Mr. Golsteyn said in some instances, including his own, the failures of upper leadership had left troops on the ground with only wrong choices. In 2010, he had captured a suspected Taliban bomb maker, but legal requirements from top leadership dictated that the man be released.
Mr. Golsteyn had to choose between freeing a man who he thought was likely to kill many other people, or defying Army rules and shooting him. Mr. Golsteyn later admitted in a job interview for the C.I.A. and on Fox News that he had chosen the latter. The Army charged him with murder in 2018.

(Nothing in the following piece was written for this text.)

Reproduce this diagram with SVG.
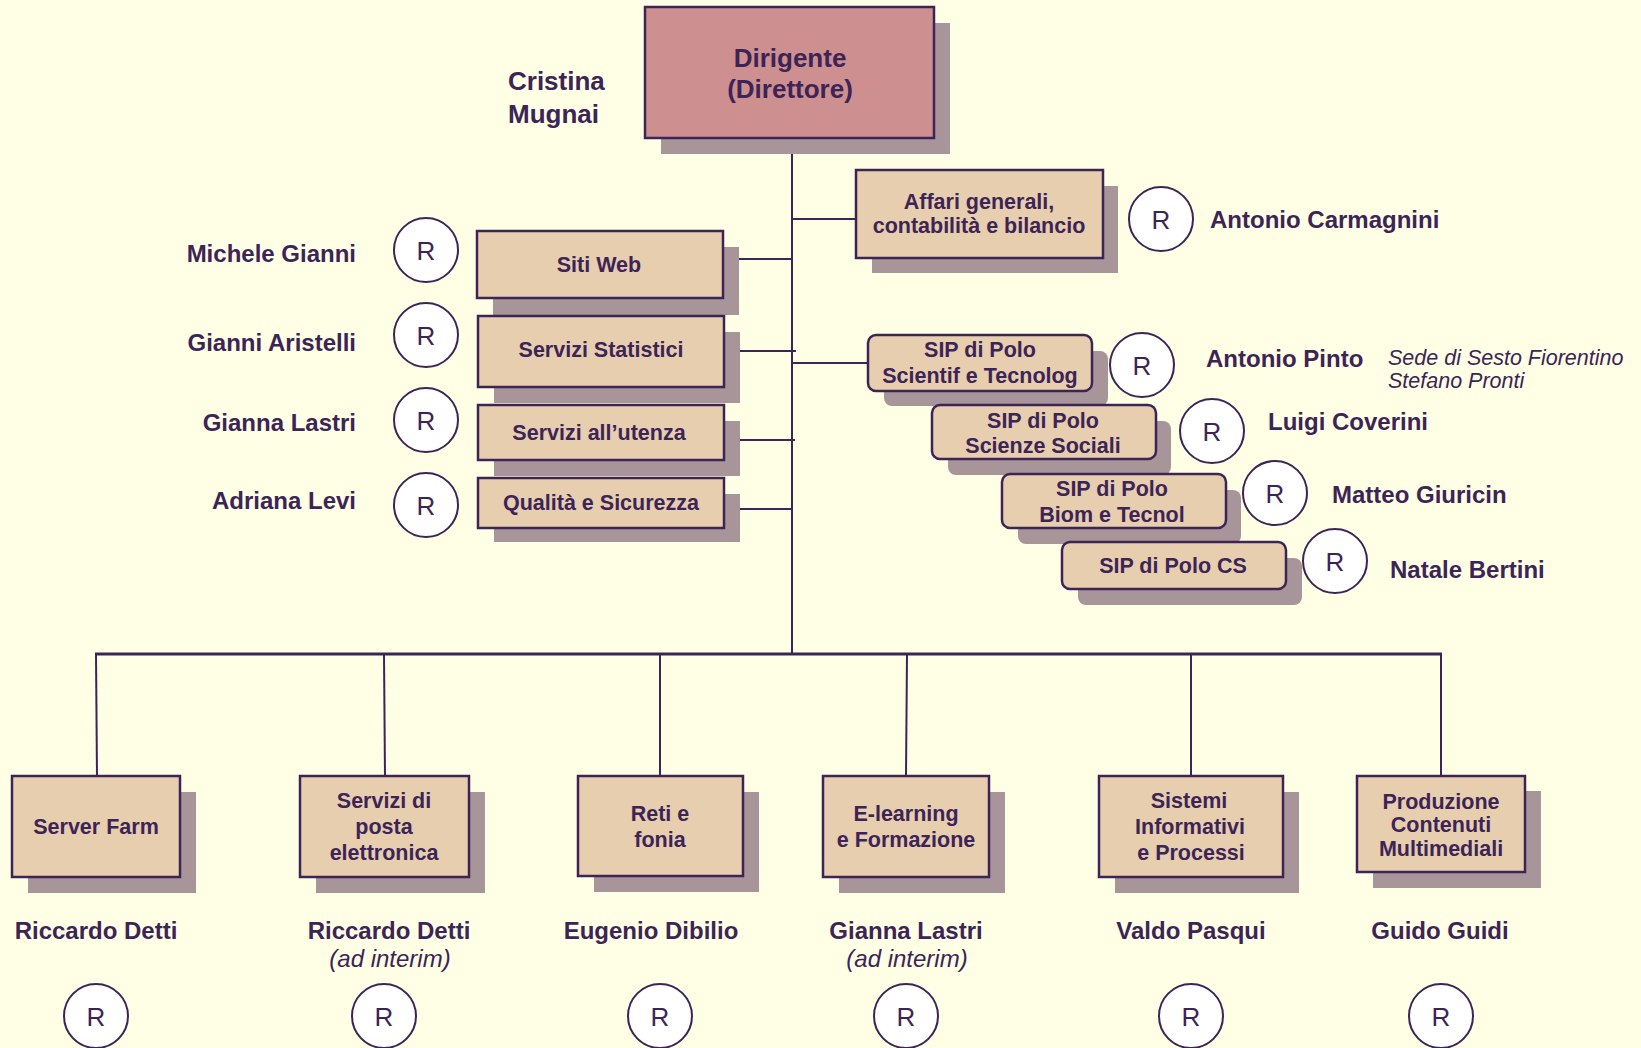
<svg xmlns="http://www.w3.org/2000/svg" width="1641" height="1048" viewBox="0 0 1641 1048">
<style>
.bg{fill:#FFFFE6}
.sh{fill:#A8959A}
.box{fill:#E6CEAF;stroke:#3D2456;stroke-width:2.5}
.top{fill:#CD8F90;stroke:#3D2456;stroke-width:2.5}
.ln{stroke:#3D2456;stroke-width:2;fill:none}
.bar{stroke:#3D2456;stroke-width:3;fill:none}
.rc{fill:#FFFFFF;stroke:#3D2456;stroke-width:2}
text{font-family:"Liberation Sans",Arial,sans-serif;fill:#3D2456}
.bt{font-size:21.5px;font-weight:bold;text-anchor:middle}
.nm{font-size:24px;font-weight:bold}
.it{font-size:24px;font-style:italic;text-anchor:middle}
.it2{font-size:21.5px;font-style:italic}
.r{font-size:26px;text-anchor:middle}
.c{text-anchor:middle}
.e{text-anchor:end}
</style>
<rect class="bg" x="0" y="0" width="1641" height="1048"/>

<g id="connectors">
<line class="ln" x1="792" y1="138" x2="792" y2="654"/>
<line class="bar" x1="95" y1="654" x2="1442" y2="654"/>
<line class="ln" x1="96" y1="654" x2="97" y2="776"/>
<line class="ln" x1="384" y1="654" x2="385" y2="776"/>
<line class="ln" x1="660" y1="654" x2="660" y2="776"/>
<line class="ln" x1="907" y1="654" x2="906" y2="776"/>
<line class="ln" x1="1191" y1="654" x2="1191" y2="776"/>
<line class="ln" x1="1441" y1="654" x2="1441" y2="776"/>
<line class="ln" x1="792" y1="219" x2="856" y2="219"/>
<line class="ln" x1="792" y1="363" x2="868" y2="363"/>
<line class="ln" x1="739" y1="259" x2="793" y2="259"/>
<line class="ln" x1="740" y1="351" x2="796" y2="351"/>
<line class="ln" x1="740" y1="440" x2="795" y2="440"/>
<line class="ln" x1="740" y1="509" x2="793" y2="509"/>
</g>

<g id="dirigente">
<rect class="sh" x="661" y="23" width="289" height="131"/>
<rect class="top" x="645" y="7" width="289" height="131"/>
<text x="790" y="67" class="c" style="font-size:26px;font-weight:bold">Dirigente</text>
<text x="790" y="98" class="c" style="font-size:26px;font-weight:bold">(Direttore)</text>
</g>
<g id="cristina">
<text x="508" y="90" style="font-size:26px;font-weight:bold">Cristina</text>
<text x="508" y="123" style="font-size:26px;font-weight:bold">Mugnai</text>
</g>

<g id="affari">
<rect class="sh" x="872" y="186" width="246" height="87"/>
<rect class="box" x="856" y="170" width="247" height="88"/>
<text x="979" y="209" class="bt">Affari generali,</text>
<text x="979" y="233" class="bt">contabilità e bilancio</text>
<circle class="rc" cx="1161" cy="219" r="32"/>
<text x="1161" y="229" class="r">R</text>
<text x="1210" y="228" class="nm">Antonio Carmagnini</text>
</g>

<g id="siti-web">
<rect class="sh" x="493" y="247" width="246" height="68"/>
<rect class="box" x="477" y="231" width="246" height="67"/>
<text x="599" y="272" class="bt">Siti Web</text>
<circle class="rc" cx="426" cy="250" r="32"/>
<text x="426" y="260" class="r">R</text>
<text x="356" y="262" class="nm e">Michele Gianni</text>
</g>
<g id="servizi-statistici">
<rect class="sh" x="494" y="332" width="246" height="71"/>
<rect class="box" x="478" y="316" width="246" height="71"/>
<text x="601" y="357" class="bt">Servizi Statistici</text>
<circle class="rc" cx="426" cy="335" r="32"/>
<text x="426" y="345" class="r">R</text>
<text x="356" y="351" class="nm e">Gianni Aristelli</text>
</g>
<g id="servizi-utenza">
<rect class="sh" x="494" y="421" width="246" height="55"/>
<rect class="box" x="478" y="405" width="246" height="55"/>
<text x="599" y="440" class="bt">Servizi all’utenza</text>
<circle class="rc" cx="426" cy="420" r="32"/>
<text x="426" y="430" class="r">R</text>
<text x="356" y="431" class="nm e">Gianna Lastri</text>
</g>
<g id="qualita">
<rect class="sh" x="494" y="494" width="246" height="48"/>
<rect class="box" x="478" y="478" width="246" height="50"/>
<text x="601" y="510" class="bt">Qualità e Sicurezza</text>
<circle class="rc" cx="426" cy="505" r="32"/>
<text x="426" y="515" class="r">R</text>
<text x="356" y="509" class="nm e">Adriana Levi</text>
</g>

<g id="sip-scientif">
<rect class="sh" x="884" y="351" width="224" height="55" rx="8"/>
<rect class="box" x="868" y="335" width="224" height="56" rx="8"/>
<text x="980" y="357" class="bt">SIP di Polo</text>
<text x="980" y="383" class="bt">Scientif e Tecnolog</text>
<circle class="rc" cx="1142" cy="365" r="32"/>
<text x="1142" y="375" class="r">R</text>
<text x="1206" y="367" class="nm">Antonio Pinto</text>
<text x="1388" y="365" class="it2">Sede di Sesto Fiorentino</text>
<text x="1388" y="388" class="it2">Stefano Pronti</text>
</g>
<g id="sip-sociali">
<rect class="sh" x="948" y="421" width="223" height="54" rx="8"/>
<rect class="box" x="932" y="405" width="224" height="54" rx="8"/>
<text x="1043" y="428" class="bt">SIP di Polo</text>
<text x="1043" y="453" class="bt">Scienze Sociali</text>
<circle class="rc" cx="1212" cy="431" r="32"/>
<text x="1212" y="441" class="r">R</text>
<text x="1268" y="430" class="nm">Luigi Coverini</text>
</g>
<g id="sip-biom">
<rect class="sh" x="1018" y="490" width="223" height="54" rx="8"/>
<rect class="box" x="1002" y="474" width="224" height="54" rx="8"/>
<text x="1112" y="496" class="bt">SIP di Polo</text>
<text x="1112" y="522" class="bt">Biom e Tecnol</text>
<circle class="rc" cx="1275" cy="493" r="32"/>
<text x="1275" y="503" class="r">R</text>
<text x="1332" y="503" class="nm">Matteo Giuricin</text>
</g>
<g id="sip-cs">
<rect class="sh" x="1078" y="558" width="224" height="47" rx="8"/>
<rect class="box" x="1062" y="542" width="224" height="47" rx="8"/>
<text x="1173" y="573" class="bt">SIP di Polo CS</text>
<circle class="rc" cx="1335" cy="561" r="32"/>
<text x="1335" y="571" class="r">R</text>
<text x="1390" y="578" class="nm">Natale Bertini</text>
</g>

<g id="server-farm">
<rect class="sh" x="28" y="792" width="168" height="101"/>
<rect class="box" x="12" y="776" width="168" height="101"/>
<text x="96" y="834" class="bt">Server Farm</text>
<text x="96" y="939" class="nm c">Riccardo Detti</text>
<circle class="rc" cx="96" cy="1016" r="32"/>
<text x="96" y="1026" class="r">R</text>
</g>
<g id="posta">
<rect class="sh" x="316" y="792" width="169" height="101"/>
<rect class="box" x="300" y="776" width="169" height="101"/>
<text x="384" y="808" class="bt">Servizi di</text>
<text x="384" y="834" class="bt">posta</text>
<text x="384" y="860" class="bt">elettronica</text>
<text x="389" y="939" class="nm c">Riccardo Detti</text>
<text x="390" y="967" class="it">(ad interim)</text>
<circle class="rc" cx="384" cy="1016" r="32"/>
<text x="384" y="1026" class="r">R</text>
</g>
<g id="reti">
<rect class="sh" x="594" y="792" width="165" height="100"/>
<rect class="box" x="578" y="776" width="165" height="100"/>
<text x="660" y="821" class="bt">Reti e</text>
<text x="660" y="847" class="bt">fonia</text>
<text x="651" y="939" class="nm c">Eugenio Dibilio</text>
<circle class="rc" cx="660" cy="1016" r="32"/>
<text x="660" y="1026" class="r">R</text>
</g>
<g id="elearning">
<rect class="sh" x="839" y="792" width="166" height="101"/>
<rect class="box" x="823" y="776" width="166" height="101"/>
<text x="906" y="821" class="bt">E-learning</text>
<text x="906" y="847" class="bt">e Formazione</text>
<text x="906" y="939" class="nm c">Gianna Lastri</text>
<text x="907" y="967" class="it">(ad interim)</text>
<circle class="rc" cx="906" cy="1016" r="32"/>
<text x="906" y="1026" class="r">R</text>
</g>
<g id="sistemi">
<rect class="sh" x="1115" y="792" width="184" height="101"/>
<rect class="box" x="1099" y="776" width="184" height="101"/>
<text x="1189" y="808" class="bt">Sistemi</text>
<text x="1190" y="834" class="bt">Informativi</text>
<text x="1191" y="860" class="bt">e Processi</text>
<text x="1191" y="939" class="nm c">Valdo Pasqui</text>
<circle class="rc" cx="1191" cy="1016" r="32"/>
<text x="1191" y="1026" class="r">R</text>
</g>
<g id="produzione">
<rect class="sh" x="1373" y="791" width="168" height="97"/>
<rect class="box" x="1357" y="776" width="168" height="96"/>
<text x="1441" y="809" class="bt">Produzione</text>
<text x="1441" y="832" class="bt">Contenuti</text>
<text x="1441" y="856" class="bt">Multimediali</text>
<text x="1440" y="939" class="nm c">Guido Guidi</text>
<circle class="rc" cx="1441" cy="1016" r="32"/>
<text x="1441" y="1026" class="r">R</text>
</g>
</svg>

“In so many of these cases, guilt, innocence, completely misses the point,” Mr. Golsteyn said. “I think because of what Pete experienced, he could see that.”
The Army is less ambivalent. It sets rules of engagement that dictate when troops can use lethal force, and sees intentionally violating those rules as murder. Individual soldiers do not have license to be judge, jury and executioner.
On Fox, Mr. Hegseth appealed directly to President Trump to intervene. On at least one occasion, the two discussed the cases in person. In 2019, Mr. Trump stepped in, overruling the recommendations of leaders at the Pentagon in four cases. Murder charges against Mr. Golsteyn were dropped.
The president left little doubt whom to credit. Announcing his review of Mr. Golsteyn’s case, he said on Twitter: “We train our boys to be killing machines, then prosecute them when they kill!@PeteHegseth.”
In 2021, Mr. Hegseth was barred from a security mission at President Biden’s inauguration over concerns in his Guard unit that some of his Christian-themed tattoos suggested he was a white supremacist and potential extremist. He left the National Guard in 2024.
Now he is poised to oversee the military branch that he says forced him out for being a potential threat.
“They can target me — I don’t give a damn,” Mr. Hegseth wrote this month on social media. “But this type of targeting of Christians, conservatives, patriots and everyday Americans will stop on DAY ONE at DJT’s DoD.”